Tuesday, July 11, 2017

Common Myths of Scatterwinding

Myth 1. Scatterwinding is just a bunch of hype

Is good tone just hype?  Scatterwinding is putting the most space between each consecutive wind as possible, thereby lowering the capacitance of the pickup.  This is achieved by the winding pattern and the tension of the wire, which is usually done by hand, and takes years of experience.  This is, in my opinion, the most important aspect in pickup making next to resistance and magnetism.

scatterwinding a single coil

Myth 2. Scatterwinding can only be done by hand

Nope.  Although hand-guiding the wire onto the bobbin is probably the best and easiest way, you could get the same results from a machine.  I have heard that when Jason Lollar was starting out pickup winding, he made his own machine that would turn the bobbin and guide the wire automatically.  A pickup can be scatterwound in this way as long as the motion and wire tension are calibrated.  The problem is that machines are consistent and the point of scatterwinding is to be inconsistent, it is hard to replicate the motion of the human hand.

Myth 3. All handwound pickups are scatterwound

Not really.  The winding pattern and the tension are still dependent of a number of variables: machine type, speed, wire type, and most importantly, who is winding the pickup.  All will make a pickup sound different.
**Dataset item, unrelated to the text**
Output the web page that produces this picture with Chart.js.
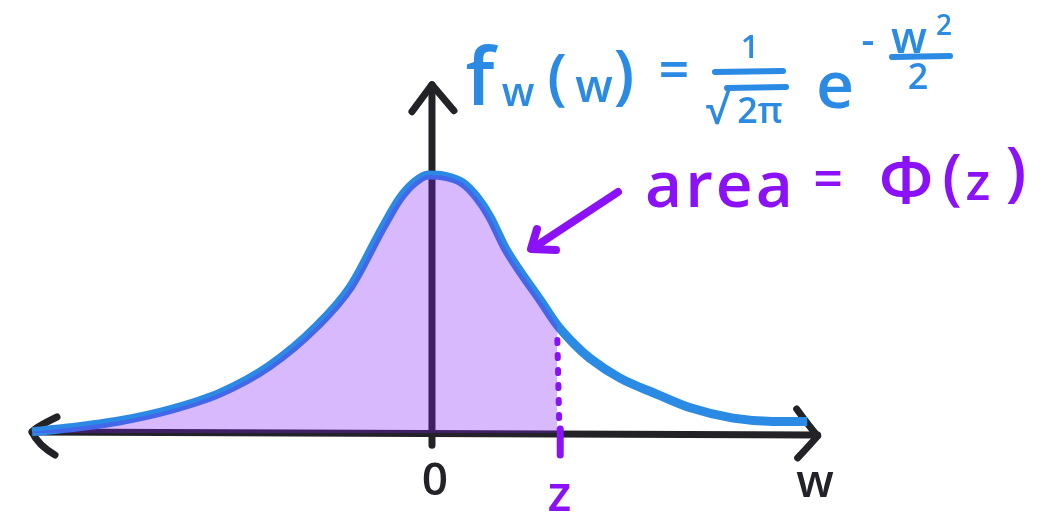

Myth 4. Scatterwinding just means randomly guiding the wire onto the bobbin

Wrong, it almost has more to do with wire tension, which takes a lot of time to perfect by hand.  If the pickup is too loose, you won't get the correct number of turns and the pickup will sound thin.  Too tight and it will sound dead.  Here is a useful tool for figuring out the proper tension.

Myth 5. Scatterwound pickups need to be wax potted

Not always.  Microphonics are screeching sounds coming from winds of wire and little parts of the pickup vibrating together.  This can be a big problem when playing at a high volume on stage.  A lot of it has to do with the quality of the parts used, the age of the pickup, and how it was wound.  If you use a pickup that has been made with quality parts that fit together tightly and that has been carefully scatterwound, you do not need wax potting, and that gives your sound extra openness and clarity.  I have been testing this myself for years.

Myth 6. Single coils are scatterwound and humbuckers are not

Traditionally this is the case as most humbuckers are wound on a machine.  Personally, I prefer all pickups to be scatterwound.  Anywone who plays a with a humbucker in the neck position knows that it doesn't really cut through the mix as well as the bridge in a band situation, try using a scatterwound humbucker!